— PROVIDED MATERIAL —
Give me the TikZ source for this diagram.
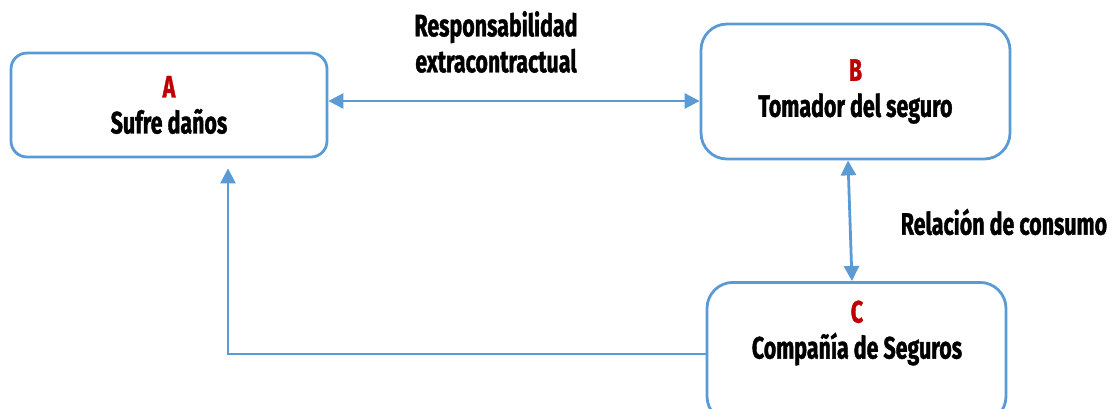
\documentclass[tikz,border=0pt]{standalone}
\usepackage{fontspec}
\usetikzlibrary{arrows.meta,calc}
\newfontfamily\condbold{Fira Sans}[FakeStretch=0.69, BoldFeatures={FakeBold=1.2}]
\definecolor{edgeblue}{HTML}{5B9BD5}
\definecolor{tagred}{HTML}{C00000}
\tikzset{
  box/.style={draw=edgeblue, line width=2.8pt, rounded corners=#1, fill=white,
    align=center, font=\condbold\bfseries\fontsize{31}{36}\selectfont},
  box/.default=16pt,
  lbl/.style={align=center, font=\condbold\bfseries\fontsize{31}{36}\selectfont},
  link/.style={draw=edgeblue, line width=2.8pt},
  tip/.style={-{Triangle[length=15pt,width=15pt]}},
  tips/.style={{Triangle[length=15pt,width=15pt]}-{Triangle[length=15pt,width=15pt]}},
}
\newcommand{\tag}[1]{\textcolor{tagred}{#1}}
\begin{document}
\begin{tikzpicture}[x=1pt,y=-1pt]
  \useasboundingbox (0,0) rectangle (1117,409);
  % parties
  \node[box=16pt, minimum width=316pt, minimum height=104pt] (A) at (169,105)
    {\tag{A}\\Sufre daños};
  \node[box=26pt, minimum width=309pt, minimum height=135pt] (B) at (855.5,91.5)
    {\tag{B}\\Tomador del seguro};
  \node[box=26pt, minimum width=299pt, minimum height=140pt, anchor=north] (C) at (856.5,281) {};
  \node[lbl] (Ct) at (857,333) {\tag{C}\\Compañía de Seguros};
  % relation labels
  \node[lbl] (rx) at (496,42) {Responsabilidad\\extracontractual};
  \node[lbl] (rc) at (1004,222) {Relación de consumo};
  % connectors
  \coordinate (abY) at (0,101);
  \coordinate (caY) at (0,354);
  \coordinate (caX) at (228,0);
  \draw[link, tips] (A.east |- abY) -- (B.west |- abY);
  \draw[link, tips] ($(B.south)+(-7.5,0)$) -- ($(C.north)+(-4.5,0)$);
  \draw[link, tip, shorten >=10pt] (C.west |- caY) -| (A.south -| caX);
\end{tikzpicture}
\end{document}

— WHAT IS REQUIRED —
Would you return the data exactly as written, without the pictures?

— FINISHED ANSWER —
Give me the TikZ source for this diagram.
\documentclass[tikz,border=0pt]{standalone}
\usepackage{fontspec}
\usetikzlibrary{arrows.meta,calc}
\newfontfamily\condbold{Fira Sans}[FakeStretch=0.69, BoldFeatures={FakeBold=1.2}]
\definecolor{edgeblue}{HTML}{5B9BD5}
\definecolor{tagred}{HTML}{C00000}
\tikzset{
  box/.style={draw=edgeblue, line width=2.8pt, rounded corners=#1, fill=white,
    align=center, font=\condbold\bfseries\fontsize{31}{36}\selectfont},
  box/.default=16pt,
  lbl/.style={align=center, font=\condbold\bfseries\fontsize{31}{36}\selectfont},
  link/.style={draw=edgeblue, line width=2.8pt},
  tip/.style={-{Triangle[length=15pt,width=15pt]}},
  tips/.style={{Triangle[length=15pt,width=15pt]}-{Triangle[length=15pt,width=15pt]}},
}
\newcommand{\tag}[1]{\textcolor{tagred}{#1}}
\begin{document}
\begin{tikzpicture}[x=1pt,y=-1pt]
  \useasboundingbox (0,0) rectangle (1117,409);
  % parties
  \node[box=16pt, minimum width=316pt, minimum height=104pt] (A) at (169,105)
    {\tag{A}\\Sufre daños};
  \node[box=26pt, minimum width=309pt, minimum height=135pt] (B) at (855.5,91.5)
    {\tag{B}\\Tomador del seguro};
  \node[box=26pt, minimum width=299pt, minimum height=140pt, anchor=north] (C) at (856.5,281) {};
  \node[lbl] (Ct) at (857,333) {\tag{C}\\Compañía de Seguros};
  % relation labels
  \node[lbl] (rx) at (496,42) {Responsabilidad\\extracontractual};
  \node[lbl] (rc) at (1004,222) {Relación de consumo};
  % connectors
  \coordinate (abY) at (0,101);
  \coordinate (caY) at (0,354);
  \coordinate (caX) at (228,0);
  \draw[link, tips] (A.east |- abY) -- (B.west |- abY);
  \draw[link, tips] ($(B.south)+(-7.5,0)$) -- ($(C.north)+(-4.5,0)$);
  \draw[link, tip, shorten >=10pt] (C.west |- caY) -| (A.south -| caX);
\end{tikzpicture}
\end{document}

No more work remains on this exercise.